First Pass Recovery Rate: How to Eliminate Claim Denials

December 21, 2013

Stopping consistent denials at your practice is not only possible, but necessary. Take these steps to get your first pass recovery rate above 90 percent.

Do you know what your first pass recovery rate (FPRR) is? Find out today and start making a plan of improvement. I've spoken with so many people that think a 60 percent or even 75 percent FPRR is "acceptable." Well, what do I say to that? Whatever you are willing to accept is exactly what you are going to get. Do not fall victim to think type of thinking. I am willing to accept zero denials. Realistic? Probably not, but it drives me to problem solve in every area that I can and continually improve that FPRR.

To have a healthy medical practice these days means you need to take responsibility for all areas of the business. Not just seeing patients, or manning the phones, or sending the claims out. Today is the day to step back and review all of the departments in your practice and locate the areas where you have delegated responsibility. Most likely you are looking directly at your billing department. In-house or outsourced, either way you need to understand that just because "that's their job and what I pay them for" does not mean that those staff members are bought in to your expectation. Most often they do not live up to that expectation, if it was ever explained to them in the first place.

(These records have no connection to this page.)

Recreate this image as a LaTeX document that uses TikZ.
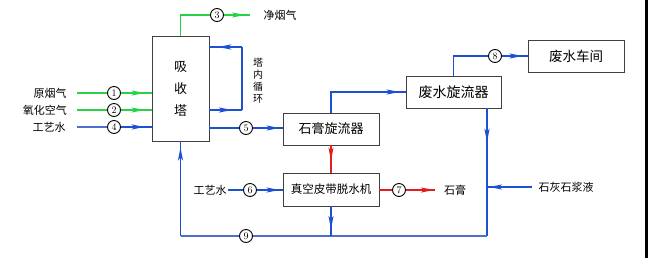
\documentclass[tikz,border=0pt]{standalone}
\usepackage{fontspec}
\newfontfamily\cjk{Noto Sans CJK SC}
\usetikzlibrary{arrows.meta,decorations.markings}
\definecolor{gcol}{RGB}{40,210,70}
\definecolor{bcol}{RGB}{30,80,210}
\definecolor{lbcol}{RGB}{80,110,205}
\definecolor{rcol}{RGB}{225,30,30}
\tikzset{
 box/.style={draw=black!75, line width=0.8pt, fill=white, inner sep=0pt},
 num/.style={circle, draw=black, line width=0.9pt, fill=white, inner sep=0pt, minimum size=13pt, font=\fontsize{10}{10}\selectfont},
 lbl/.style={font=\cjk\fontsize{11}{11}\selectfont, inner sep=0pt},
 gline/.style={color=gcol, line width=1.6pt},
 bline/.style={color=bcol, line width=1.6pt},
 lbline/.style={color=lbcol, line width=1.3pt},
 rline/.style={color=rcol, line width=1.6pt},
 midarr/.style={postaction={decorate}, decoration={markings, mark=at position #1 with {\arrow{Stealth[length=13pt,width=5pt,inset=3pt]}}}},
}
\begin{document}
\begin{tikzpicture}[x=1pt,y=-1pt]
\useasboundingbox (0,0) rectangle (648,258);
\fill[white] (0,0) rectangle (648,258);
\fill[black] (645,0) rectangle (648,258);

% boxes
\node[box, minimum width=57pt, minimum height=105pt, align=center, font=\cjk\fontsize{13}{22}\selectfont] (abs) at (180.5,88.5) {吸\\收\\塔};
\node[box, minimum width=96pt, minimum height=32pt, font=\cjk\fontsize{13}{13}\selectfont] (gc) at (331,129) {石膏旋流器};
\node[box, minimum width=96pt, minimum height=33pt, font=\cjk\fontsize{11.5}{11.5}\selectfont] (bf) at (331,189.5) {真空皮带脱水机};
\node[box, minimum width=95pt, minimum height=32pt, font=\cjk\fontsize{14}{14}\selectfont] (wc) at (453.5,92) {废水旋流器};
\node[box, minimum width=96pt, minimum height=32pt, font=\cjk\fontsize{13.5}{13.5}\selectfont] (ww) at (576,56) {废水车间};

% labels
\node[lbl] (t3) at (280,15) {净烟气};
\node[lbl] (t1) at (50,93) {原烟气};
\node[lbl] (t2) at (45,110) {氧化空气};
\node[lbl] (t4) at (49,127) {工艺水};
\node[lbl] (t6) at (210,190) {工艺水};
\node[lbl] (t7) at (455,190) {石膏};
\node[lbl] (lime) at (566,187) {石灰石浆液};
\node[lbl, align=center, font=\cjk\fontsize{10}{12}\selectfont] (loopt) at (258,81) {塔\\内\\循\\环};

% coordinates
\coordinate (s1) at (77,93);
\coordinate (s2) at (77,110);
\coordinate (s4) at (77,127);
\coordinate (e3) at (250,15);
\coordinate (l1) at (209,47);
\coordinate (l2) at (242,47);
\coordinate (l3) at (242,110);
\coordinate (l4) at (209,110);
\coordinate (w1) at (487,108);
\coordinate (w2) at (487,236);
\coordinate (w3) at (180.5,236);
\coordinate (ls) at (532,187);
\coordinate (s6) at (228,190);
\coordinate (e7) at (435,190);

% number circles
\node[num] (c3) at (217,15) {3};
\node[num] (c1) at (114,93) {1};
\node[num] (c2) at (114,110) {2};
\node[num] (c4) at (114,127) {4};
\node[num] (c5) at (246,128) {5};
\node[num] (c8) at (495,56) {8};
\node[num] (c9) at (246,236) {9};
\node[num] (c6) at (250,190) {6};
\node[num] (c7) at (399,190) {7};

% green lines
\draw[gline] (abs.north) |- (c3);
\draw[gline, midarr=-5pt] (c3) -- (e3);
\draw[gline] (s1) -- (c1);
\draw[gline, midarr=-7pt] (c1) -- (c1 -| abs.west);
\draw[gline] (s2) -- (c2);
\draw[gline, midarr=-7pt] (c2) -- (c2 -| abs.west);

% blue lines
\draw[lbline] (s4) -- (c4);
\draw[bline, midarr=-7pt] (c4) -- (c4 -| abs.west);
\draw[bline, line width=2pt] (l2) -- (l3);
\draw[bline, line width=2pt, midarr=23pt] (l4) -- (l3);
\draw[bline, line width=2pt, midarr=24pt] (l2) -- (l1);
\draw[bline] (abs.east |- c5) -- (c5);
\draw[bline, midarr=-3pt] (c5) -- (c5 -| gc.west);
\draw[bline, midarr=-6pt] (gc.north) |- (wc.west);
\draw[bline] (wc.north) |- (c8);
\draw[bline, midarr=-5pt] (c8) -- (ww.west);
\draw[bline, line width=2.2pt, midarr=34pt] (w1) -- (w2);
\draw[lbline] (w2) -- (c9);
\draw[lbline] (c9) -- (w3);
\draw[bline, midarr=-6pt] (w3) -- (abs.south);
\draw[bline, midarr=-2pt] (ls) -- (ls -| w1);
\draw[bline] (s6) -- (c6);
\draw[bline, midarr=-3pt] (c6) -- (c6 -| bf.west);
\draw[bline, midarr=-7pt] (bf.south) -- (bf.south |- w2);

% red lines
\draw[rline, midarr=-12pt] (gc.south) -- (bf.north);
\draw[rline] (bf.east |- c7) -- (c7);
\draw[rline, midarr=-1pt] (c7) -- (e7);
\end{tikzpicture}
\end{document}
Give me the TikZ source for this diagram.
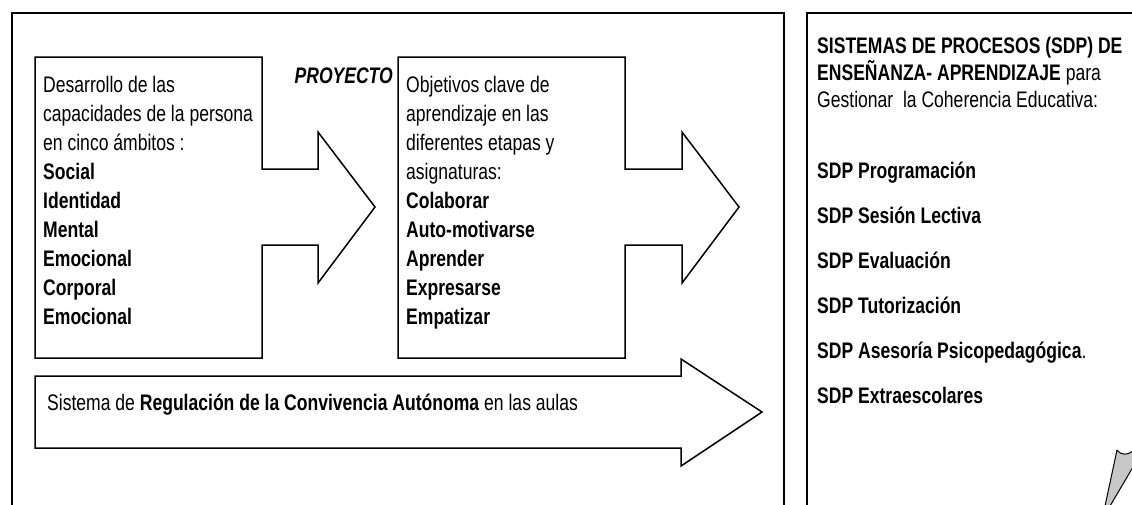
\documentclass[tikz,border=0pt]{standalone}
\usepackage{fontspec}
\setmainfont[FakeStretch=0.78]{Liberation Sans}
\newcommand{\stackedlines}[1]{\vtop{\halign{##\hfil\cr#1\crcr}}}
\begin{document}
\begin{tikzpicture}[x=1pt,y=-1pt,
  shp/.style={draw=black,line width=1.5pt,line join=miter},
  txt/.style={inner sep=0pt,anchor=base west,font=\fontsize{22.5}{29}\selectfont},
  sdp/.style={inner sep=0pt,anchor=base west,font=\bfseries\fontsize{22.5}{29}\selectfont}]
\useasboundingbox (0,0) rectangle (1132,504);
\clip (0,0) rectangle (1132,504);
% outer boxes
\draw[shp] (12,13) rectangle (784,530);
\draw[shp] (807,13) rectangle (1160,530);
% block arrow 1
\draw[shp] (35,57) -- (262,57) -- (262,169) -- (318,169) -- (318,132) -- (375,207)
  -- (318,283) -- (318,245) -- (262,245) -- (262,358) -- (35,358) -- cycle;
% block arrow 2
\draw[shp] (398,57) -- (625,57) -- (625,169) -- (682,169) -- (682,132) -- (739,207)
  -- (682,283) -- (682,245) -- (625,245) -- (625,358) -- (398,358) -- cycle;
% block arrow 3
\draw[shp] (35,376) -- (681,376) -- (681,359) -- (762,412) -- (681,466) -- (681,448)
  -- (35,448) -- cycle;
% texts
\node[txt] (t1) at (43,92) {\stackedlines{Desarrollo de las\cr capacidades de la persona\cr en cinco ámbitos :\cr \textbf{Social}\cr \textbf{Identidad}\cr \textbf{Mental}\cr \textbf{Emocional}\cr \textbf{Corporal}\cr \textbf{Emocional}}};
\node[txt] (t2) at (406,92) {\stackedlines{Objetivos clave de\cr aprendizaje en las\cr diferentes etapas y\cr asignaturas:\cr \textbf{Colaborar}\cr \textbf{Auto-motivarse}\cr \textbf{Aprender}\cr \textbf{Expresarse}\cr \textbf{Empatizar}}};
\node[inner sep=0pt,anchor=base east,font=\bfseries\itshape\fontsize{22.5}{29}\selectfont] (proy) at (393,83) {PROYECTO};
\node[txt] (t3) at (47,410) {Sistema de \textbf{Regulación de la Convivencia Autónoma} en las aulas};
\node[txt,font=\fontsize{22.5}{27}\selectfont] (hdr) at (817,53) {\stackedlines{\textbf{SISTEMAS DE PROCESOS (SDP) DE}\cr \textbf{ENSEÑANZA- APRENDIZAJE} para\cr Gestionar\ \ la Coherencia Educativa:}};
\node[sdp] (s1) at (817,178) {SDP Programación};
\node[sdp] (s2) at (817,223) {SDP Sesión Lectiva};
\node[sdp] (s3) at (817,268) {SDP Evaluación};
\node[sdp] (s4) at (817,313) {SDP Tutorización};
\node[sdp] (s5) at (817,358) {SDP Asesoría Psicopedagógica\textmd{.}};
\node[sdp] (s6) at (817,403) {SDP Extraescolares};
% grey pointer at bottom right
\filldraw[fill=black!22,draw=black,line width=1pt,line join=round]
  (1117,450) .. controls (1122,456) and (1127,455) .. (1133,451) -- (1133,467) -- (1110,506) -- (1105,506) -- cycle;
\end{tikzpicture}
\end{document}
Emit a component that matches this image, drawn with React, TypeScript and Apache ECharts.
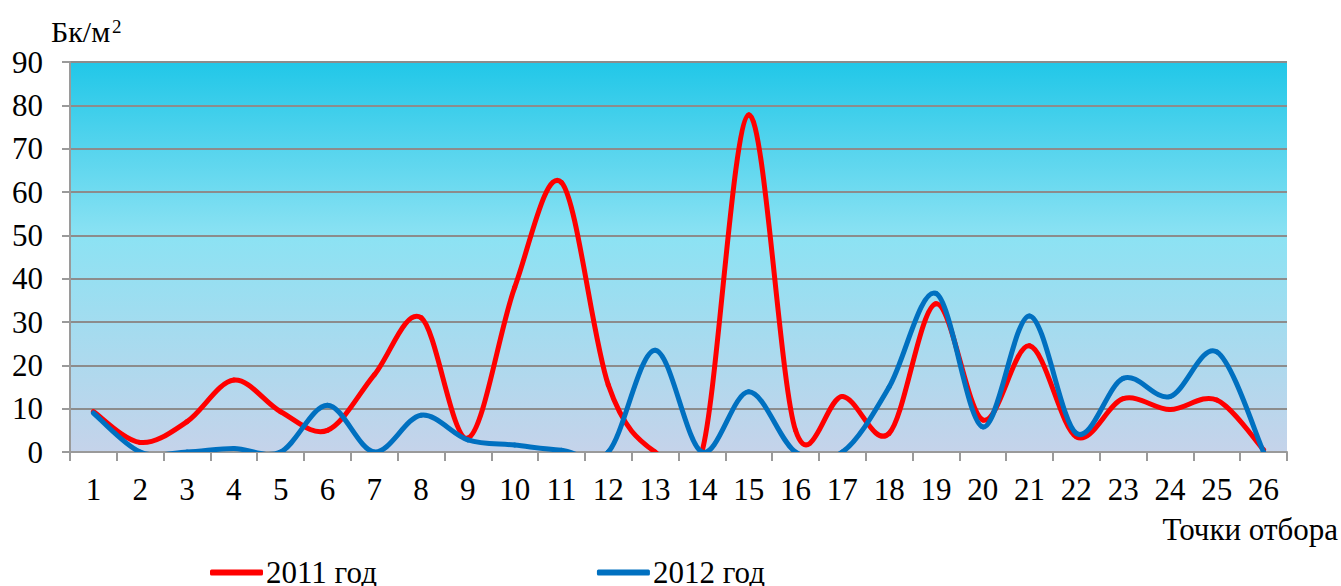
import React, { useEffect, useRef } from "react";
import * as echarts from "echarts";

const categories = ["1","2","3","4","5","6","7","8","9","10","11","12","13","14","15","16","17","18","19","20","21","22","23","24","25","26"];
const data2011 = [9.3, 2.2, 7, 16.6, 9.3, 5, 17.8, 31, 3.2, 38, 62.2, 15.5, 0, 0, 77.8, 5, 12.8, 4.3, 34.2, 7.4, 24.5, 3.5, 12.3, 9.8, 12, 0.5];
const data2012 = [9, 0, 0, 0.8, 0, 10.8, 0, 8.5, 2.8, 1.6, 0.4, 0, 23.5, 0, 13.9, 0, 0, 15, 36.6, 5.8, 31.4, 4.3, 17, 12.8, 23.1, 0];
const yTicks = { min: 0, max: 90, interval: 10 };
const seriesNames = ["2011 год", "2012 год"];
const seriesColors = ["#FF0000", "#0070C0"];

const FONT = "Liberation Serif";

function makeRender(values: number[], color: string) {
  return (params: any, api: any) => {
    const i = params.dataIndex;
    const n = values.length;
    if (i >= n - 1) return { type: "group", children: [] };
    const p = (k: number) => {
      const kc = Math.max(0, Math.min(n - 1, k));
      return api.coord([kc, values[kc]]);
    };
    const p0 = p(i - 1), p1 = p(i), p2 = p(i + 1), p3 = p(i + 2);
    const c1 = [p1[0] + (p2[0] - p0[0]) / 6, p1[1] + (p2[1] - p0[1]) / 6];
    const c2 = [p2[0] - (p3[0] - p1[0]) / 6, p2[1] - (p3[1] - p1[1]) / 6];
    const d = `M${p1[0]} ${p1[1]} C${c1[0]} ${c1[1]} ${c2[0]} ${c2[1]} ${p2[0]} ${p2[1]}`;
    const cs = params.coordSys;
    return {
      type: "path",
      shape: { pathData: d },
      style: { fill: "none", stroke: color, lineWidth: 5, lineCap: "round", lineJoin: "round" },
      clipPath: { type: "rect", shape: { x: cs.x, y: cs.y, width: cs.width, height: cs.height } },
      silent: true,
    };
  };
}

export default function App() {
  const ref = useRef<HTMLDivElement>(null);
  useEffect(() => {
    document.body.style.margin = "0";
    const chart = echarts.init(ref.current!, null, { renderer: "svg" });
    const mk = (vals: number[], idx: number) => ({
      type: "custom",
      name: seriesNames[idx],
      coordinateSystem: "cartesian2d",
      data: vals.map((v, i) => [i, v]),
      encode: { x: 0, y: 1 },
      itemStyle: { color: seriesColors[idx] },
      renderItem: makeRender(vals, seriesColors[idx]),
      clip: true,
      silent: true,
      z: 2 + idx,
    });
    chart.setOption({
      animation: false,
      backgroundColor: "#FFFFFF",
      textStyle: { fontFamily: FONT },
      grid: {
        left: 70,
        right: 54,
        top: 62,
        bottom: 134,
        show: true,
        borderWidth: 0,
        backgroundColor: new echarts.graphic.LinearGradient(0, 0, 0, 1, [
          { offset: 0, color: "#21C7E8" },
          { offset: 0.45, color: "#8CE2F3" },
          { offset: 1, color: "#C5D3EA" },
        ]),
      },
      legend: {
        data: seriesNames,
        left: 210,
        top: 557,
        padding: 0,
        itemWidth: 53,
        itemHeight: 6,
        itemGap: 220,
        icon: "roundRect",
        textStyle: { fontFamily: FONT, fontSize: 31, color: "#000", padding: [0, 0, 0, -2] },
      },
      xAxis: {
        type: "category",
        data: categories,
        boundaryGap: true,
        axisLine: { show: true, lineStyle: { color: "#9A9A9A", width: 2 } },
        axisTick: { show: true, length: 9, interval: 0, lineStyle: { color: "#9A9A9A", width: 2 } },
        axisLabel: { interval: 0, margin: 22, fontFamily: FONT, fontSize: 31, color: "#000" },
        splitLine: { show: false },
      },
      yAxis: {
        type: "value",
        min: yTicks.min,
        max: yTicks.max,
        interval: yTicks.interval,
        axisLine: { show: true, lineStyle: { color: "#9A9A9A", width: 2 } },
        axisTick: { show: true, length: 8, lineStyle: { color: "#9A9A9A", width: 2 } },
        axisLabel: { margin: 27, fontFamily: FONT, fontSize: 31, color: "#000" },
        splitLine: { show: true, lineStyle: { color: "#8C8C8C", width: 2 } },
      },
      graphic: [
        {
          type: "text",
          style: { text: "Бк/м", x: 51, y: 31, textVerticalAlign: "middle", fontFamily: FONT, fontSize: 30, fill: "#000" },
        },
        {
          type: "text",
          style: { text: "2", x: 112, y: 26, textVerticalAlign: "middle", fontFamily: FONT, fontSize: 19, fill: "#000" },
        },
        {
          type: "text",
          style: { text: "Точки отбора", x: 1338, y: 529, textAlign: "right", textVerticalAlign: "middle", fontFamily: FONT, fontSize: 31, fill: "#000" },
        },
      ],
      series: [mk(data2011, 0), mk(data2012, 1)],
    });
    return () => chart.dispose();
  }, []);
  return <div ref={ref} style={{ position: "fixed", left: 0, top: 0, width: 1341, height: 586 }} />;
}
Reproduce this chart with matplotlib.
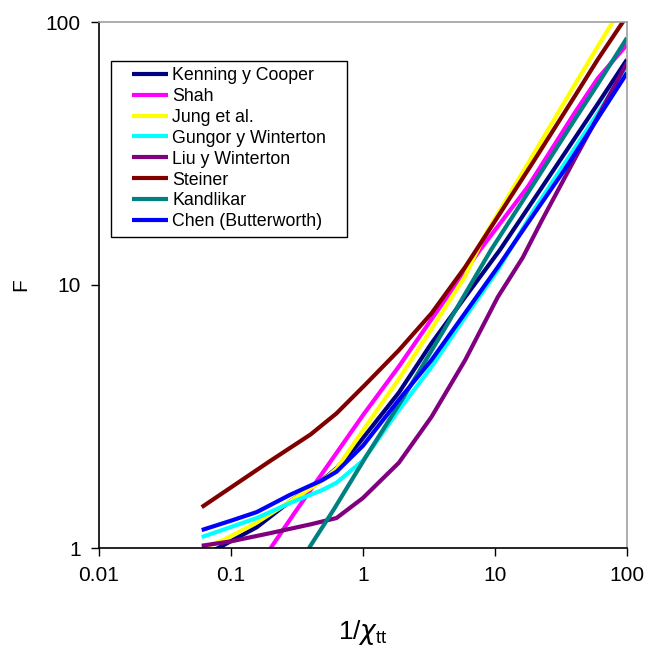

Here are some tips for regaining this control and managing it to your liking:

• Sit down with your billing department and ask them about your FPRR. Most likely they will not know. Ask them to find out. This is a bit scary for someone who does not understand where to find this information. Basically, they need to look at the number of denials versus the number of claims that have gone out. Look for any rebilling of claims.

•Get past the "that's their job, not mine" attitude today. Drop that bag of bricks and realize that this is your business. By giving that amount of control to an entity that does not always have your best interests in mind is where you will find the breakdown.

• Provide requirements and expectations to the staff. I want my FPRR to be consistently above 90 percent. They may laugh or gasp at the request. Stand firm. It's not a suggestion, it's a requirement. Tell them that over the next 30 days you want documentation of every denial that comes through the process. At the end of the 30 days, sit down with them again and provide suggestions as to how you can help them eliminate those denials. Are modifiers needed that are not being provided? Does an insurance company consistently deny a specific code? Is authorization being missed and not provided? Are they missing documentation? Teach them how to identify a weak area and put changes in your process in place to eliminate those issues.

The attitude of "it's good enough" or the argument of "industry standard" should be eliminated from your vocabulary. Your practice will not withstand ordinary or middle-of-the-road any longer. You will be that slow buffalo in the pack and you will close your doors. Do not fall victim to this type of thinking. It's your practice. Own it.